More than half of the world’s fish catch comes from tropical and subtropical regions, according to the study. A significant amount of that catch comes from coastal fisheries within those regions.
“Although our study focuses on open ocean waters, any persistent changes in these areas could profoundly affect low- and middle-income nations, such as Pacific Island nations, that rely on fisheries for sustenance and economic development,” the study states. “Future investigations should focus on these regions to provide a more comprehensive understanding.”
The authors note that it will be particularly important to study how climate change may be affecting these changes.
This study does not correlate the changes in chlorophyll concentrations with climate change.

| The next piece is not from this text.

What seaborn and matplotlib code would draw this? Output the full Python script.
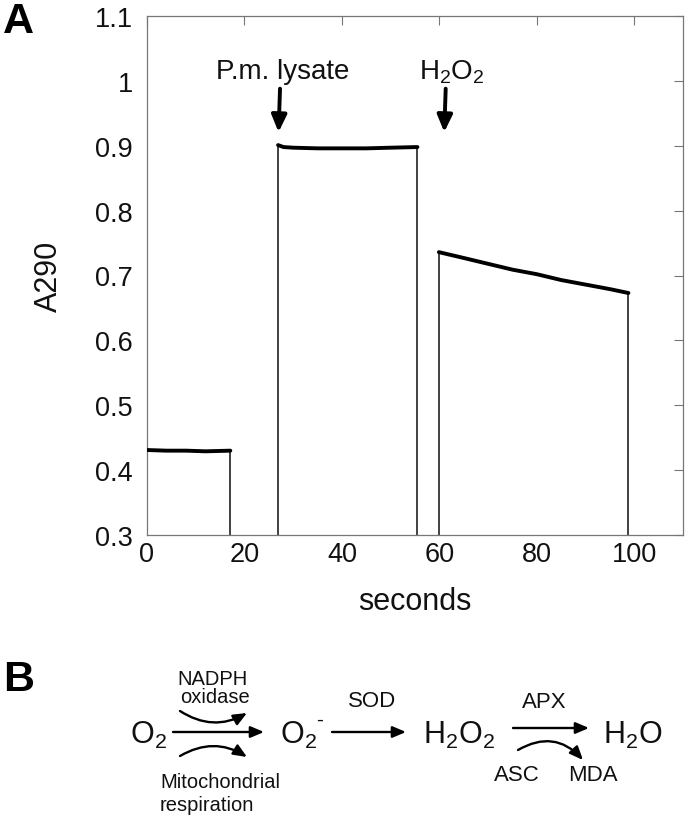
import matplotlib
matplotlib.use("Agg")
import matplotlib.pyplot as plt
import seaborn as sns
import numpy as np
import pandas as pd
from matplotlib.patches import FancyArrowPatch

# ---- data ----
t_buffer = [0.0, 4.0, 8.0, 12.0, 17.1]
a_buffer = [0.431, 0.430, 0.430, 0.429, 0.430]

t_lysate = [26.9, 28.0, 30.0, 35.0, 40.0, 45.0, 50.0, 55.5]
a_lysate = [0.901, 0.898, 0.897, 0.896, 0.896, 0.896, 0.897, 0.898]

t_h2o2 = [59.9, 65.0, 70.0, 75.0, 80.0, 85.0, 90.0, 95.0, 98.8]
a_h2o2 = [0.736, 0.727, 0.718, 0.709, 0.702, 0.693, 0.686, 0.679, 0.673]

x_ticks = [0, 20, 40, 60, 80, 100]
y_ticks = [0.3, 0.4, 0.5, 0.6, 0.7, 0.8, 0.9, 1.0, 1.1]
y_tick_labels = ["0.3", "0.4", "0.5", "0.6", "0.7", "0.8", "0.9", "1", "1.1"]

annotations = [("P.m. lysate", 27.0), ("H$_2$O$_2$", 61.0)]

sns.set_theme(style="white")
plt.rcParams["font.family"] = ["Liberation Sans", "DejaVu Sans"]
plt.rcParams["mathtext.fontset"] = "custom"
plt.rcParams["mathtext.rm"] = "Liberation Sans"
plt.rcParams["mathtext.it"] = "Liberation Sans"
plt.rcParams["text.color"] = "#111111"

W, H = 685, 820
fig = plt.figure(figsize=(W / 100, H / 100), dpi=100)

ax = fig.add_axes([147 / W, 1 - 536 / H, (683 - 147) / W, (536 - 17) / H])

segments = [(t_buffer, a_buffer), (t_lysate, a_lysate), (t_h2o2, a_h2o2)]
for t, a in segments:
    df = pd.DataFrame({"seconds": t, "A290": a})
    ax.vlines([t[0], t[-1]], 0.3, [a[0], a[-1]], color="#333333", lw=1.3, zorder=2)
    sns.lineplot(data=df, x="seconds", y="A290", ax=ax, color="black", lw=2.8, zorder=3)

ax.set_xlim(0, 110)
ax.set_ylim(0.3, 1.1)
ax.set_xticks(x_ticks)
ax.set_yticks(y_ticks)
ax.set_yticklabels(y_tick_labels)
ax.tick_params(direction="in", length=6.5, width=0.8, color="#777777",
               labelsize=19.5, top=True, right=True, labelcolor="#111111")
ax.tick_params(axis="y", pad=10)
ax.tick_params(axis="x", pad=4)
for s in ax.spines.values():
    s.set_color("#777777")
    s.set_linewidth(0.9)
ax.set_xlabel("seconds", fontsize=22, labelpad=14, color="#111111")
ax.set_ylabel("A290", fontsize=22, labelpad=22, color="#111111")

for label, xpos in annotations:
    ax.annotate("", xy=(xpos, 0.921), xytext=(xpos + 0.3, 0.988),
                arrowprops=dict(arrowstyle="-|>,head_width=0.38,head_length=0.85",
                                color="black", lw=2.8, shrinkA=0, shrinkB=0))
for label, tx in [(annotations[0][0], 27.8), (annotations[1][0], 62.6)]:
    ax.text(tx, 1.015, label, ha="center", va="center", fontsize=20, color="#111111")

fig.text(3 / W, 1 - 22 / H, "A", fontsize=31, fontweight="bold", va="center", ha="left",
         color="black")
fig.text(3 / W, 1 - 680 / H, "B", fontsize=31, fontweight="bold", va="center", ha="left",
         color="black")

# ---- panel B: reaction scheme ----
bx = fig.add_axes([0, 0, 1, (H - 640) / H])
bx.set_xlim(0, W)
bx.set_ylim(H, 640)
bx.axis("off")

big = 22
small = 14.5
mid = 16
col = "#111111"

bx.text(148, 735, r"$\mathregular{O_2}$", fontsize=big, ha="center", va="center", color=col)
bx.text(298, 735, r"$\mathregular{O_2}$", fontsize=big, ha="center", va="center", color=col)
bx.text(320, 720, "-", fontsize=15, ha="center", va="center", color=col)
bx.text(459, 735, r"$\mathregular{H_2O_2}$", fontsize=big, ha="center", va="center", color=col)
bx.text(633, 735, r"$\mathregular{H_2O}$", fontsize=big, ha="center", va="center", color=col)

bx.text(213, 680, "NADPH", fontsize=small, ha="center", va="center", color=col)
bx.text(215, 698, "oxidase", fontsize=small, ha="center", va="center", color=col)
bx.text(160, 783, "Mitochondrial", fontsize=small, ha="left", va="center", color=col)
bx.text(160, 806, "respiration", fontsize=small, ha="left", va="center", color=col)
bx.text(372, 702, "SOD", fontsize=mid, ha="center", va="center", color=col)
bx.text(544, 703, "APX", fontsize=mid, ha="center", va="center", color=col)
bx.text(517, 776, "ASC", fontsize=mid, ha="center", va="center", color=col)
bx.text(593, 776, "MDA", fontsize=mid, ha="center", va="center", color=col)

def straight(x0, x1, y):
    bx.add_patch(FancyArrowPatch((x0, y), (x1, y),
                                 arrowstyle="-|>,head_width=3.4,head_length=8",
                                 lw=1.7, color="black", shrinkA=0, shrinkB=0))

def curved(p0, p1, rad):
    bx.add_patch(FancyArrowPatch(p0, p1, connectionstyle=f"arc3,rad={rad}",
                                 arrowstyle="-|>,head_width=3.4,head_length=8",
                                 lw=1.7, color="black", shrinkA=0, shrinkB=0))

straight(173, 264, 733)
straight(332, 406, 733)
straight(513, 589, 729)
curved((180, 712), (247, 714), 0.3)
curved((180, 757), (247, 758), -0.3)
curved((518, 751), (583, 761), -0.4)

fig.savefig("out.png", dpi=100)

The satellite records researchers analyzed go back no more than 20 to 25 years, Zhao said. That’s a relatively short amount of time in terms of changes in the ocean process.
Researchers looked at different variables, such as wind speed, water surface temperature, and sunlight, to see how those may be affecting the changes they noted in chlorophyll concentrations.
“But we did find that the water is getting warmer, which is widespread increase in the temperature in the global ocean,” he noted.
The global ocean is complicated to study, he said. It involves currents and the moving of a lot of materials, like sediments, through the water.
“I think we need to get a lot of support to continue the research,” Zhao said.
That will entail getting away from solely relying on satellite observation and physically traveling to the open ocean to collect more data, he said.
“That will increase our confidence and I think that will generate more evidence to support our conclusion,” Zhao said. “At least we have already observed and what has been striking to tell people is our oceans are changing and it has potential impacts to everywhere.”